-- Begin Data excerpt --

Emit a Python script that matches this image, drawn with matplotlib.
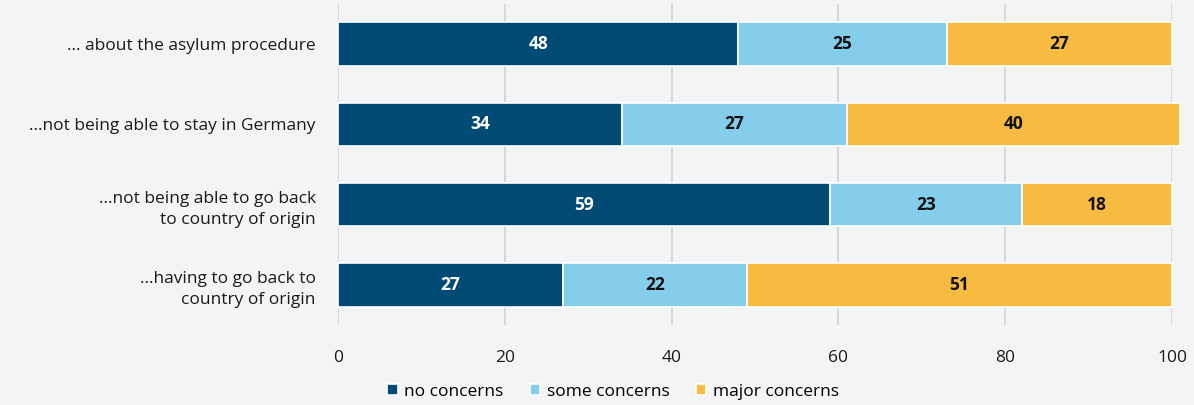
import numpy as np
import matplotlib.pyplot as plt

categories = ["... about the asylum procedure",
              "...not being able to stay in Germany",
              "...not being able to go back\nto country of origin",
              "...having to go back to\ncountry of origin"]
no_concerns = [48, 34, 59, 27]
some_concerns = [25, 27, 23, 22]
major_concerns = [27, 40, 18, 51]
series_names = ["no concerns", "some concerns", "major concerns"]
colors = ["#004b76", "#84ceec", "#f6bb40"]
bg = "#f3f4f6"

plt.rcParams['font.family'] = ['Open Sans', 'DejaVu Sans']

fig = plt.figure(figsize=(11.94, 4.05), dpi=100, facecolor=bg)
ax = fig.add_axes([338 / 1194, 1 - 325 / 405, (1172 - 338) / 1194, 321 / 405])
ax.set_facecolor(bg)

y = np.arange(len(categories))
left = np.zeros(len(categories))
for vals, name, col in zip([no_concerns, some_concerns, major_concerns], series_names, colors):
    rects = ax.barh(y, vals, height=0.54, left=left, color=col, edgecolor='white',
                    linewidth=1.2, label=name, zorder=3, clip_on=False)
    for r, v in zip(rects, vals):
        tc = 'white' if col == colors[0] else '#111111'
        ax.text(r.get_x() + r.get_width() / 2, r.get_y() + r.get_height() / 2, str(v),
                ha='center', va='center', color=tc, fontsize=12.5, fontweight='bold', zorder=4)
    left = left + np.array(vals)

ax.set_xlim(0, 100)
ax.set_ylim(3.5, -0.5)
ax.set_xticks(np.arange(0, 101, 20))
ax.xaxis.grid(True, color='#d0d0d0', linewidth=1.1, zorder=0)
ax.tick_params(axis='x', length=0, labelsize=12.5, pad=18, colors='#1a1a1a')
ax.tick_params(axis='y', length=0, labelsize=12.5, pad=16, colors='#1a1a1a')
ax.set_yticks(y)
ax.set_yticklabels(categories, ha='right', linespacing=1.45)
for s in ax.spines.values():
    s.set_visible(False)

ax.legend(loc='upper center', bbox_to_anchor=(0.33, -0.135), ncol=3, frameon=False,
          fontsize=12.5, handlelength=0.6, handleheight=0.6, handletextpad=0.4,
          columnspacing=1.5)

fig.savefig('out.png', dpi=100, facecolor=bg)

-- End Data excerpt --

Omit the pictures and output all of the other material exactly.

# Response to the task:
Emit a Python script that matches this image, drawn with matplotlib.
import numpy as np
import matplotlib.pyplot as plt

categories = ["... about the asylum procedure",
              "...not being able to stay in Germany",
              "...not being able to go back\nto country of origin",
              "...having to go back to\ncountry of origin"]
no_concerns = [48, 34, 59, 27]
some_concerns = [25, 27, 23, 22]
major_concerns = [27, 40, 18, 51]
series_names = ["no concerns", "some concerns", "major concerns"]
colors = ["#004b76", "#84ceec", "#f6bb40"]
bg = "#f3f4f6"

plt.rcParams['font.family'] = ['Open Sans', 'DejaVu Sans']

fig = plt.figure(figsize=(11.94, 4.05), dpi=100, facecolor=bg)
ax = fig.add_axes([338 / 1194, 1 - 325 / 405, (1172 - 338) / 1194, 321 / 405])
ax.set_facecolor(bg)

y = np.arange(len(categories))
left = np.zeros(len(categories))
for vals, name, col in zip([no_concerns, some_concerns, major_concerns], series_names, colors):
    rects = ax.barh(y, vals, height=0.54, left=left, color=col, edgecolor='white',
                    linewidth=1.2, label=name, zorder=3, clip_on=False)
    for r, v in zip(rects, vals):
        tc = 'white' if col == colors[0] else '#111111'
        ax.text(r.get_x() + r.get_width() / 2, r.get_y() + r.get_height() / 2, str(v),
                ha='center', va='center', color=tc, fontsize=12.5, fontweight='bold', zorder=4)
    left = left + np.array(vals)

ax.set_xlim(0, 100)
ax.set_ylim(3.5, -0.5)
ax.set_xticks(np.arange(0, 101, 20))
ax.xaxis.grid(True, color='#d0d0d0', linewidth=1.1, zorder=0)
ax.tick_params(axis='x', length=0, labelsize=12.5, pad=18, colors='#1a1a1a')
ax.tick_params(axis='y', length=0, labelsize=12.5, pad=16, colors='#1a1a1a')
ax.set_yticks(y)
ax.set_yticklabels(categories, ha='right', linespacing=1.45)
for s in ax.spines.values():
    s.set_visible(False)

ax.legend(loc='upper center', bbox_to_anchor=(0.33, -0.135), ncol=3, frameon=False,
          fontsize=12.5, handlelength=0.6, handleheight=0.6, handletextpad=0.4,
          columnspacing=1.5)

fig.savefig('out.png', dpi=100, facecolor=bg)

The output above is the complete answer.